After about 40 minutes (my time) of driving, the Fido reached the lander site at 4,107 meters elevation. You can see Fido checking out the probe body left behind by Adly's lander. The trip took about 1.5 hours of in-game time. This landing site has a slight slope, so it obviously isn't the highest point around. Some scouting with the rover found a couple flatter sites at higher elevations some distance further on (a 4,417 meter site was at -0.912497 N, 151.537881 E, about 4.6 km beyond the original landing site; a 4,485 meter site was at -0.769490 N, 151.557303 E, about 6.1 km beyond the original landing site)... and there appeared to be some even higher sites further north.
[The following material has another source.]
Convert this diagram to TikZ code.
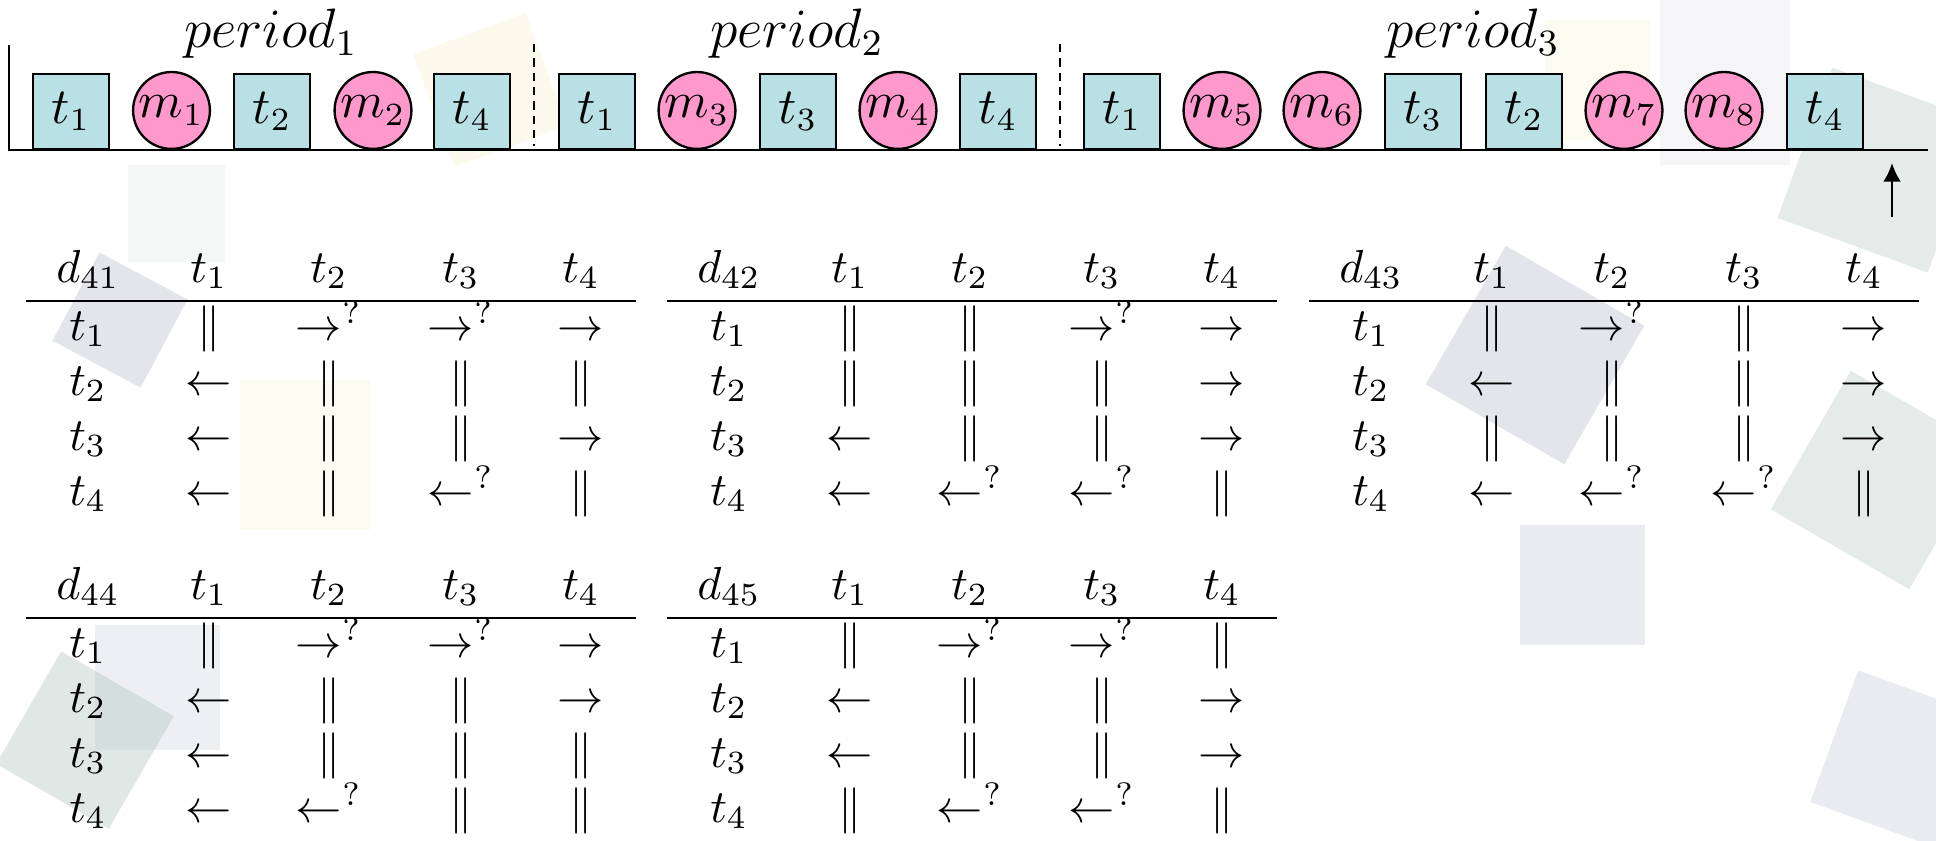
\documentclass[tikz,border=0pt]{standalone}
\usetikzlibrary{arrows.meta}
\definecolor{boxc}{RGB}{185,224,228}
\definecolor{pinkc}{RGB}{255,153,204}
\definecolor{bggrey}{RGB}{185,190,205}
\definecolor{bggreen}{RGB}{165,190,180}
\definecolor{bgyellow}{RGB}{240,235,185}
\newcommand\dsymp{\|}
\newcommand\dsymr{\rightarrow}
\newcommand\dsyml{\leftarrow}
\newcommand\dsymR{\rightarrow^?}
\newcommand\dsymL{\leftarrow^?}
\newcommand\dtable[5]{%
  \node[tcell] (#1-h0) at (#2+88,#3+282) {$d_{4#4}$};
  \foreach \j/\cx in {1/209,2/329,3/461,4/581}
    \node[tcell] (#1-h\j) at (#2+\cx,#3+282) {$t_\j$};
  \coordinate (#1-L) at (#2+26,#3+301);
  \coordinate (#1-R) at (#2+636,#3+301);
  \draw[rulel] (#1-L) -- (#1-R);
  \foreach \row [count=\i] in {#5} {
    \node[tcell] (#1-r\i) at (#2+88,#3+285+55*\i) {$t_\i$};
    \foreach \c [count=\j] in \row {
      \pgfmathsetmacro\cx{{209,329,461,581}[\j-1]}
      \node[tcell] (#1-\i-\j) at (#2+\cx,#3+285+55*\i) {$\csname dsym\c\endcsname$};
    }
  }
}
\begin{document}
\begin{tikzpicture}[x=0.216pt,y=-0.216pt,
  tbox/.style={draw=black,line width=0.5pt,fill=boxc,anchor=south,inner sep=0pt,
    minimum width=16.4pt,minimum height=16.2pt,font=\fontsize{10.5}{12}\selectfont},
  mcirc/.style={draw=black,line width=0.5pt,fill=pinkc,circle,anchor=south,inner sep=0pt,
    minimum size=16.6pt,font=\fontsize{10.5}{12}\selectfont},
  plabel/.style={anchor=base,inner sep=0pt,font=\fontsize{12}{14}\selectfont},
  tcell/.style={anchor=base,inner sep=0pt,font=\fontsize{10.2}{12}\selectfont},
  rulel/.style={line width=0.5pt},
  axisl/.style={line width=0.55pt},
  sepl/.style={line width=0.5pt,dash pattern=on 1.8pt off 1.3pt},
  bgsq/.style={opacity=0.35}]
\useasboundingbox (0,0) rectangle (1936,840);
% faint background squares
\fill[bggreen,opacity=0.12] (128,165) rectangle (225,262);
\fill[bggrey,opacity=0.4,rotate around={-28:(120,320)}] (70,270) rectangle (170,370);
\fill[bgyellow,opacity=0.25,rotate around={20:(490,90)}] (430,30) rectangle (550,150);
\fill[bgyellow,opacity=0.2] (240,380) rectangle (370,530);
\fill[bggrey,opacity=0.25] (95,625) rectangle (220,750);
\fill[bggreen,opacity=0.35,rotate around={-30:(85,740)}] (20,675) rectangle (150,805);
\fill[bggrey,opacity=0.4,rotate around={-30:(1535,355)}] (1455,275) rectangle (1615,435);
\fill[bggrey,opacity=0.3] (1520,525) rectangle (1645,645);
\fill[bgyellow,opacity=0.2] (1545,20) rectangle (1650,140);
\fill[bggrey,opacity=0.15] (1660,0) rectangle (1790,165);
\fill[bggreen,opacity=0.3,rotate around={-20:(1880,170)}] (1800,90) rectangle (1960,250);
\fill[bggreen,opacity=0.3,rotate around={-30:(1880,480)}] (1800,400) rectangle (1960,560);
\fill[bggrey,opacity=0.3,rotate around={-20:(1900,760)}] (1830,690) rectangle (1970,830);
% timeline
\coordinate (axTop) at (9,45);
\coordinate (axO) at (9,150);
\coordinate (axEnd) at (1928,150);
\draw[axisl] (axTop) -- (axO) -- (axEnd);
\foreach \n/\x/\lab in {a1/71/t_1,a3/272/t_2,a5/472/t_4,
    b1/597/t_1,b3/798/t_3,b5/998/t_4,
    c1/1122/t_1,c4/1423/t_3,c5/1524/t_2,c8/1825/t_4}
  \node[tbox] (\n) at (\x,150) {$\lab$};
\foreach \n/\x/\lab in {a2/171.5/m_1,a4/373/m_2,b2/697/m_3,b4/898/m_4,
    c2/1222/m_5,c3/1322/m_6,c6/1624/m_7,c7/1724/m_8}
  \node[mcirc] (\n) at (\x,150) {$\lab$};
\node[plabel] (per1) at (271,47) {$period_1$};
\node[plabel] (per2) at (797,47) {$period_2$};
\node[plabel] (per3) at (1473,47) {$period_3$};
\coordinate (s1t) at (534,44); \coordinate (s1b) at (534,146);
\coordinate (s2t) at (1060,44); \coordinate (s2b) at (1060,146);
\draw[sepl] (s1t) -- (s1b);
\draw[sepl] (s2t) -- (s2b);
\coordinate (arS) at (1892,217); \coordinate (arE) at (1892,163);
\draw[line width=0.5pt,-{Latex[length=4pt,width=3.8pt]}] (arS) -- (arE);
% tables
\dtable{T1}{0}{0}{1}{{p,R,R,r},{l,p,p,p},{l,p,p,r},{l,p,L,p}}
\dtable{T2}{641}{0}{2}{{p,p,R,r},{p,p,p,r},{l,p,p,r},{l,L,L,p}}
\dtable{T3}{1283}{0}{3}{{p,R,p,r},{l,p,p,r},{p,p,p,r},{l,L,L,p}}
\dtable{T4}{0}{317}{4}{{p,R,R,r},{l,p,p,r},{l,p,p,p},{l,L,p,p}}
\dtable{T5}{641}{317}{5}{{p,R,R,p},{l,p,p,r},{l,p,p,r},{p,L,L,p}}
\end{tikzpicture}
\end{document}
For the trip back, the Fido was driven around the east end of the lake. It's a longer route, but with the extra speed of coming back down hill, it was a faster trip. At one point, the Fido hit 44 m/s down hill, which it handled very well even at time warp. The slope may be steeper along this route, so maybe the Fido would have difficulties coming up that way... but there were no landscape anomalies encountered along this route. The trip back tool 1.16 hours of in-game time (and only 22 minutes of time for me, since I spent more of it with reckless abandon at high time warp). The Fido was parked outside Desdin's Eve Base habitat for future use.

Fido KE appears to be up to the challenge of transferring Desdin and any goodies he refines to the lander site. Good Fido! *woof!*

Under the heading of "additional freaky behavior," I noticed in map view that some debris had appeared on Eve at location 0.0 degrees N, 0.0 degrees E (said the coordinates when I pointed at it). What the heck is that? So I took a look, and I found the heat shield sticking out of the sea. Freaky bug. I had this same thing happen to me earlier when one of the nuclear engines from Desdin's landing showed up floating in the sea around the other side of the planet. Sorry for the poor image, but it was nighttime there. I went to look for it again later to get a daylight image, but it was gone by then. Weird things happen on Eve, planet of purple mysteries.